Monday, Jun. 14, 1976
The Murders Continue
One morning last week. General Juan Jose Torres, 56, who served as a leftist President of Bolivia for ten months before being ousted by a military coup in August 1971, left his apartment in Buenos Aires to visit his barber. After getting a haircut, he told his wife, he planned to call on a friend whose mother had died recently. Torres never had a chance to offer his condolences. Roughly 38 hours after he left home, his body was found beside a bridge on a highway 60 miles from the Argentine capital. The former President had been shot three times in the head.
Torres' murder was the third in a grisly series of spectacular political killings that have tainted the nation-saving image won by Argentina's military junta in their virtually bloodless ouster of the incompetent Isabel Peron last March. Three weeks ago, two former Uruguayan legislators, Zelmar Michelini and Hector Gutierrez Ruiz, were seized in separate commando-style raids. Their bodies were found four days later in an abandoned car, together with the corpses of two other Uruguayans who had earlier been involved with the Tupamaro guerrillas.

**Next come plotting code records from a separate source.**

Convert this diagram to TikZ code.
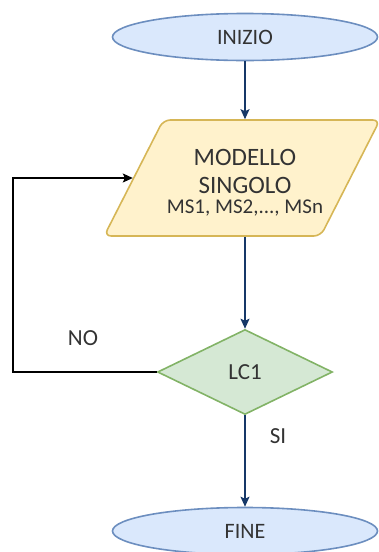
\documentclass[tikz,border=0pt]{standalone}
\usepackage{fontspec}
\setmainfont{Carlito}
\usetikzlibrary{positioning,shapes.geometric,arrows.meta}
\tikzstyle{canvas} = [x = 1pt, y = -1pt]
\definecolor{startFill}{HTML}{DAE8FC}
\definecolor{startLine}{HTML}{6C8EBF}
\definecolor{dataFill}{HTML}{FFF2CC}
\definecolor{dataLine}{HTML}{D6B656}
\definecolor{testFill}{HTML}{D5E8D4}
\definecolor{testLine}{HTML}{82B366}
\definecolor{flowColor}{RGB}{22,56,104}
\definecolor{textColor}{HTML}{333333}
\tikzstyle{terminalStyle} = [ellipse, draw=startLine, fill=startFill, line width=1.6pt, minimum width=265pt, minimum height=47pt, inner sep=0pt, text=textColor, font=\fontsize{22}{26}\selectfont]
\tikzstyle{dataStyle} = [trapezium, trapezium left angle=63.4, trapezium right angle=116.6, trapezium stretches=true, draw=dataLine, fill=dataFill, line width=1.6pt, rounded corners=7pt, minimum width=276pt, minimum height=116pt, inner sep=0pt]
\tikzstyle{testStyle} = [diamond, draw=testLine, fill=testFill, line width=1.6pt, minimum width=175pt, minimum height=85pt, inner sep=0pt, text=textColor, font=\fontsize{23}{27}\selectfont]
\tikzstyle{flowLine} = [draw=flowColor, line width=1.3pt, -{Stealth[length=10pt, width=9pt, inset=2pt]}]
\tikzstyle{backLine} = [draw=black, line width=1.3pt, -{Stealth[length=10pt, width=9pt, inset=2pt]}]
\tikzstyle{labelText} = [text=textColor, font=\fontsize{23}{27}\selectfont]

\begin{document}
\begin{tikzpicture}[canvas]
  \useasboundingbox (0,0) rectangle (379,552);

  % blocks
  \node [terminalStyle] (start) at (245,37) {INIZIO};
  \node [dataStyle] (model) at (242,178) {\phantom{M}};
  \node [text=textColor, align=center, font=\fontsize{25}{28}\selectfont] (modelText) at (245,171) {MODELLO\\SINGOLO};
  \node [text=textColor, font=\fontsize{21}{24}\selectfont] (modelList) at (245,208) {MS1, MS2,..., MSn};
  \node [testStyle] (test) at (245,372) {LC1};
  \node [terminalStyle] (stop) at (245,531) {FINE};

  % labels on the branches
  \node [labelText] (no) at (83,338) {NO};
  \node [labelText] (si) at (278,436) {SI};

  % connectors
  \coordinate (bend) at (13,372);
  \draw [flowLine] (start.south) -- (start.south |- model.north);
  \draw [flowLine] (test.north |- model.south) -- (test.north);
  \draw [flowLine] (test) -- (stop);
  \draw [backLine] (test) -- (bend) |- (model.west);
\end{tikzpicture}
\end{document}
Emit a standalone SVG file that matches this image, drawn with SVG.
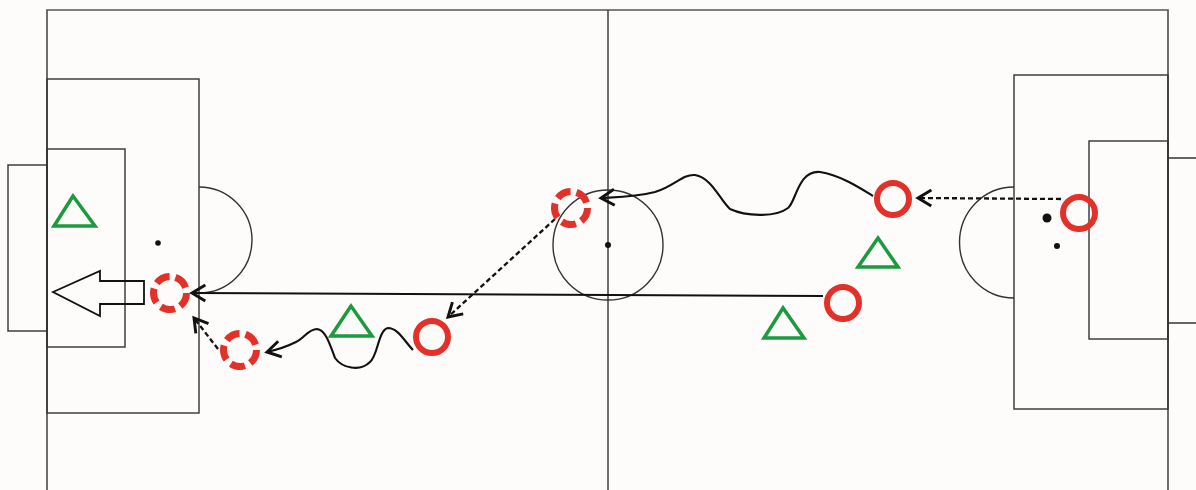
<svg xmlns="http://www.w3.org/2000/svg" width="1196" height="490" viewBox="0 0 1196 490">
<defs>
<style>
.field{fill:none;stroke:#333;stroke-width:1.4}
.border{fill:none;stroke:#555;stroke-width:1.7}
.player{fill:none;stroke:#e3312a;stroke-width:6}
.ghost{fill:none;stroke:#e3312a;stroke-width:7;stroke-dasharray:14.7 6}
.cone{fill:none;stroke:#1b9a3e;stroke-width:3.5;stroke-linejoin:miter}
.run{fill:none;stroke:#111;stroke-width:2.1;marker-end:url(#ah)}
.pass{fill:none;stroke:#111;stroke-width:2.3;stroke-dasharray:5 3;marker-end:url(#ah)}
.dot{fill:#111}
</style>
<marker id="ah" markerUnits="userSpaceOnUse" markerWidth="24" markerHeight="24" viewBox="-14 -9 18 18" refX="0" refY="0" orient="auto">
<path d="M-10,-6 L0,0 L-10,6" fill="none" stroke="#111" stroke-width="2.2"/>
</marker>
</defs>
<rect width="1196" height="490" fill="#fdfcfa"/>
<g id="pitch">
<path class="border" d="M47,490 V10 H1168 V490"/>
<line class="field" x1="608" y1="10" x2="608" y2="490"/>
<circle class="field" cx="608" cy="245" r="55"/>
<circle class="dot" cx="608" cy="245" r="3"/>
<rect class="field" x="47" y="79" width="152" height="334"/>
<rect class="field" x="47" y="149" width="78" height="198"/>
<rect class="field" x="8" y="165" width="39" height="166"/>
<path class="field" d="M199,187 A53,53 0 0 1 199,293"/>
<circle class="dot" cx="158" cy="243" r="2.8"/>
<rect class="field" x="1014" y="75" width="154" height="334"/>
<rect class="field" x="1089" y="141" width="79" height="198"/>
<path class="field" d="M1196,158 H1168 M1168,323 H1196"/>
<path class="field" d="M1014,187 A54,55 0 0 0 1014,298"/>
<circle class="dot" cx="1047" cy="218" r="4.5"/>
<circle class="dot" cx="1057" cy="246" r="3"/>
</g>
<g id="connectors">
<path class="pass" d="M1061,199 L918,198"/>
<path class="run" d="M873,196 C860,188 840,175 820,172 C798,170 796,202 788,208 C775,218 745,216 730,209 C720,200 712,178 695,175 C682,174 675,186 655,192 C635,197 620,197 601,198"/>
<path class="pass" d="M555,219 L448,317"/>
<path class="run" d="M413,350 C405,342 398,328 388,328 C378,330 378,356 370,362 C360,372 342,368 335,358 C330,345 326,330 317,329 C308,329 305,338 296,342 C288,346 280,349 267,352"/>
<path class="run" d="M823,296 L192,293"/>
<path class="pass" d="M218,349 L194,318"/>
</g>
<g id="big-arrow">
<polygon points="53,292 100,271 100,281 144,281 144,304 100,304 100,316" fill="none" stroke="#111" stroke-width="1.8" stroke-linejoin="miter"/>
</g>
<g id="player-right-gk"><circle class="player" cx="1079" cy="213" r="16"/></g>
<g id="player-top"><circle class="player" cx="893" cy="199" r="16"/></g>
<g id="player-mid"><circle class="player" cx="843" cy="303" r="16"/></g>
<g id="player-left"><circle class="player" cx="432" cy="337" r="16"/></g>
<g id="ghost-center"><circle class="ghost" cx="571" cy="208" r="16.5"/></g>
<g id="ghost-low"><circle class="ghost" cx="240" cy="350" r="16.5"/></g>
<g id="ghost-box"><circle class="ghost" cx="170" cy="293" r="16.5"/></g>
<g id="cone-1"><polygon class="cone" points="73,196 54,226 95,226"/></g>
<g id="cone-2"><polygon class="cone" points="351,306 331,336 372,336"/></g>
<g id="cone-3"><polygon class="cone" points="783,308 764,338 804,338"/></g>
<g id="cone-4"><polygon class="cone" points="878,238 858,267 898,267"/></g>
</svg>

The new military authorities have found it both embarrassing and difficult to account for the killings--and not only because the murderers have not been found. In the case of Gutierrez Ruiz, for example, the police did not intervene even though the kidnapers remained in his apartment--located just blocks from three heavily guarded embassies--for more than an hour. Even after the case made headlines, no one bothered to visit the apartment for fingerprints. When Gutierrez Ruiz's wife tried to file a kidnaping complaint with the police, she was not allowed to file for anything more serious than the loss of her identity document, which the kidnapers had stolen.
False Charges. The murders of these prominent exiles are dramatic evidence that the political violence that has beset Argentina for six years has not stopped under the generals; at least 350 people have died since they took over. Most observers agree that the guerrillas have been hit hard by the security forces, but they can still hit back. Last week guerrillas kidnaped Colonel Juan Alberto Pita, a friend of President Jorge Rafael Videla and the recently appointed government referee in the powerful General Confederation of Labor.
After Torres' assassination, Argentine Interior Minister General Albano Harguindeguy denounced a "well-directed campaign from abroad aimed at undermining the prestige of the new authorities and hindering the process of national reorganization." Harguindeguy was referring to what he called "false" charges--mainly in the European press --that Argentina has failed to protect political refugees; many of his fellow officers suspect that the murders are the work of right-wing Peronist death squads trying to discredit the Videla government.
Worries about the refugees are indeed widespread. United Nations High Commissioner Sadruddin Aga Khan expressed his concern for the safety of the estimated 25,000 political refugees in Argentina following the murder of the Uruguayans. Last week Bolivian President Hugo Banzar Suarez, who overthrew Torres in 1971, proclaimed a day of national mourning for his murdered foe and promised him a military funeral befitting his rank. He also invited back to Bolivia all of the some 1,000 exiles who feel themselves "persecuted by any form of extremism."